After this weekend, I'm going to Moyamba in a few weeks to visit Megan and Allison. Then, I'll go back to my site until late May. Charles has mentioned plans to visit. But he lies a lot. (kidding). At the end of May, I'm hoping to organize a party for us. June 1, 2010 was when we went off to Washington, D.C. and on June 3, 2011 the next group of trainees arrives. This event in late May will be our last hurrah as Salone-1 and only Salone-1. I'm not against Salone-2, but the dynamic of our group will undoubtedly change. I love us. I'll probably love all of us when we're here. After that party in May, I have nothing planned besides to teach my students, love my life, and begin the inevitable freak-out toward my trip home in July 2011. Tonight? I'm going to the Atlantic to watch the sunset and enjoy a night out before people begin to move back to their villages. We'll probably buy some beer across the street and dance for awhile, then collapse into hot sweaty sleep (the a/c isn't in the bedrooms :)

I love and miss you all.

Sunday, May 1, 2011

Twenty Questions (#11-15)

You're still interested?

11. What's your favorite part of Sierra Leone?

I enjoy a morning of reading on my porch, taking a bucket bath, teaching my students, drinking palm wine with Foday, eating a good dinner, lighting a candle and talking with my friends until they go home. I've had countless variations on this theme, and it keeps me here.

12. How much interaction do you get with the other volunteers?

Jimmy lives only 7 miles away, so I see him the most. Jessie is in Makeni, 22 miles away, and I usually see her when I am in Makeni to visit the bank or buy supplies. The rest of the volunteers I see rarely. For the Peace Corps Open House, there were 25ish of the 34 together at the Peace Corps Compound (which as you might imagine can be great and annoying all at once) but I hadn't seen some of these volunteers in months. Travel, as I mentioned earlier, is expensive and I try not to do it too much. Some volunteers have traveled much more than I have.

13. What is their passion and reason for going abroad?

This varies greatly. We have some truly idealistic volunteers who have had some of their hopes dampened a little bit by reality. We have cynical volunteers that take it day-by-day (me). We have volunteers that are only in the Peace Corps for selfish reasons. However, every volunteer, despite their reasons, is still here. There are 34 of us out of the original 39, and staying here for selfish reasons would be agony, because you cannot hide from Sierra Leone; you are constantly immersed in it. I've wanted to join the Peace Corps since I was in about 7th grade, then cooled from it when I learned how long the commitment was. The interest resurfaced in college and here I am.

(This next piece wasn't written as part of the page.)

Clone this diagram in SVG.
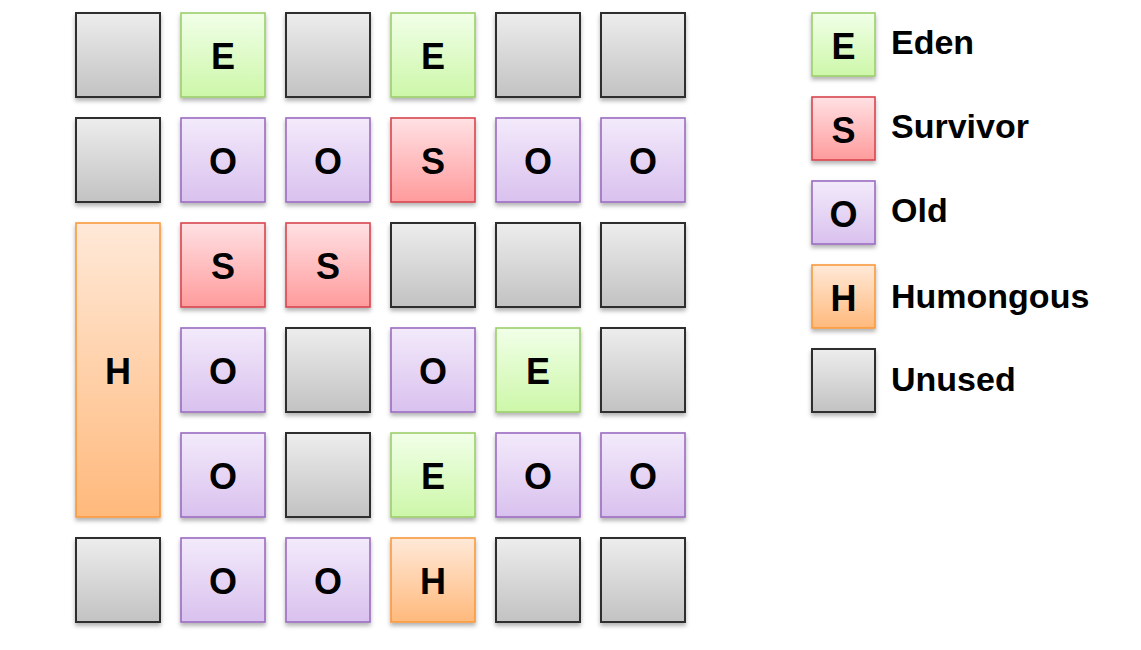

14. Do you still want to teach?

Yes. I feel that teaching in a classroom with now windows, complete ceiling, proper desks, scarce chalk, erasers made out of foam, bats and rats running around above me, corporal punishment, ridiculous heat, students in uniforms full of dreams and hormones has adequately prepared me for future teaching. We'll see. (laughs)

15. How do you see the USA now?

Good question. It is very interesting to see America from a far-off viewpoint. I hear about it on the BBC and when I get to internet, but it's almost like an illusion. Sometimes it's hard to remember that life continues on just as it did while I was there. The USA is loved by Sierra Leoneans. Many have asked me how they can get there. How they can hide from the INS. Where the cheap and easy jobs are. The Peace Corps is highly respected here, and the relationship is usually great. However, America loses points for it's appearance as a war-monger. The name "George W. Bush" will get you an angry tirade and disgust. The name "Barack Obama" will bring smiles and hope. Deserved? You decide. The conflict now ongoing in Libya has led to some heated arguments at my school, where these same Obama supporters were now upset, "Does America LOVE war, or WHAT?!" and I have to shrug and say that I don't know enough about the situation to comment. Such is life.

I love and miss you all. I think I forgot to write this on the last one.